Importantly, a similar population structure in the two species implies that we may expect similar performance of outlier detection methods, both in detecting genomic signatures of selection based on departures from a baseline model under genetic drift, as well as in avoiding false positives. The various outlier detection methods used in this study (BayeScan, GROSS) as well as in our previous assessment of adaptive divergence in the two stickleback species (LOSITAN, Arlequin, BayeScan) [22] have consistently revealed a higher proportion of outliers in three-spined stickleback than in nine-spined stickleback, in line with the stronger morphological divergence in this species. Nevertheless, a recent view is that without estimates of local recombination rate, interpreting genome scan results is difficult [63]. Caution with the interpretation of the results is thus warranted until the incorporation of estimates of local recombination rate become feasible for non-model species.

The difference in evolutionary potential between both species is of particular significance because we compare them in exactly the same environmental matrix. Yet, it is important to remind that the absence of a strong signature of adaptive divergence in the nine-spined stickleback does not imply that the populations of this species are not adapted, since they might already be preadapted to the ecological gradients in the landscape [22]. Additionally, it is important to acknowledge that nine-spined stickleback may harbour stronger signals of adaptive divergence for other forms of variation that were not assessed in this study. These forms of variation might, for example, be expressed by differential epigenetic patterns or copy number variations in genomic regions under selection. However, just focusing on our current findings, there are various species-specific properties such as genomic architecture, dispersal capacities and life history that may underlie the different evolutionary responses in the two species that have been discussed previously [22].

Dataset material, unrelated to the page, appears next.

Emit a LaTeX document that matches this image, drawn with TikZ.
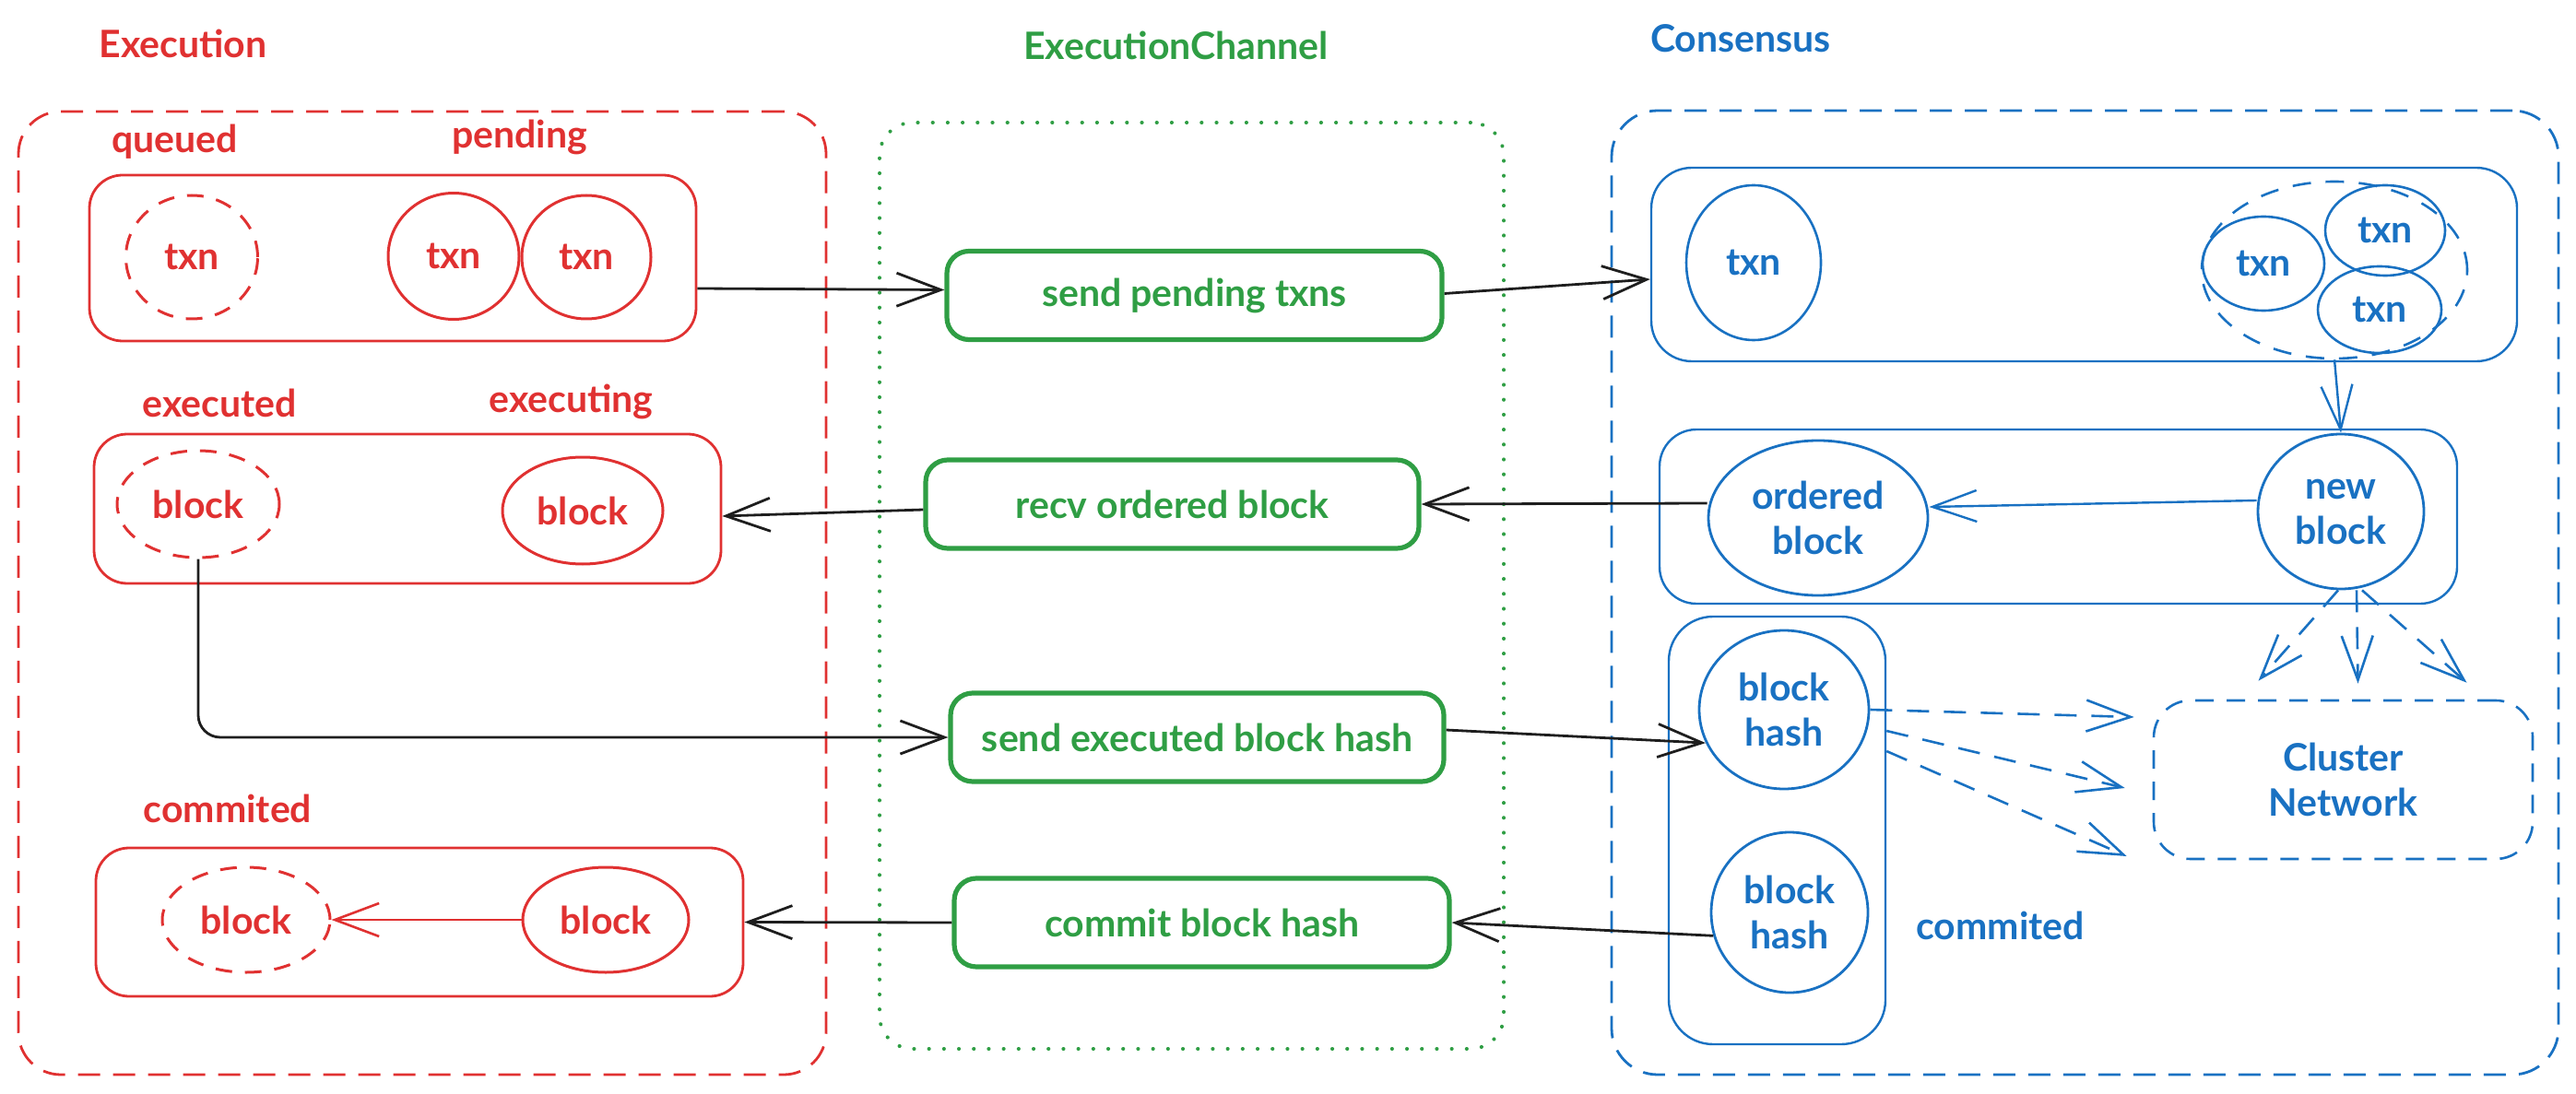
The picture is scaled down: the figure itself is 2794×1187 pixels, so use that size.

However, in this study, we could also shed light on how these species-specific properties may lead to disparate evolutionary dynamics at different geographical scales. In particular, three-spined stickleback, genetic diversity was highest for the LBW populations, and comparably lower for the LFW and UFW populations. In contrast, genetic diversity in nine-spined stickleback was similar for LBW and LFW populations, but substantially lower for the UFW populations. This pattern suggests that the two species are unequally affected by genetic drift in different parts of the landscape. In LFW sites, nine-spined stickleback populations are possibly more resilient than the three-spined stickleback populations, as they may be able to cope better with hypoxic conditions during summer droughts [22,64]. In UFW sites, however, we speculate that three-spined stickleback populations are more stable than nine-spined stickleback populations, because their better swimming capacity might enable them to better cope with high flow rates following heavy rainfall [24,65]. In summary, species-specific properties may interact with regional environmental factors that differentially affect population persistence in the two species.

5. Conclusions

In conclusion, our landscape-level comparison between two closely related coexisting species revealed that the interaction between species-specific properties and regional landscape features might lead to distinct evolutionary responses and levels of adaptive divergence. This finding has profound implications for conservation biology and biodiversity management, as it emphasises that although adaptive potential is to a large extent species-specific, how much adaptive potential is realised may vary throughout the landscape.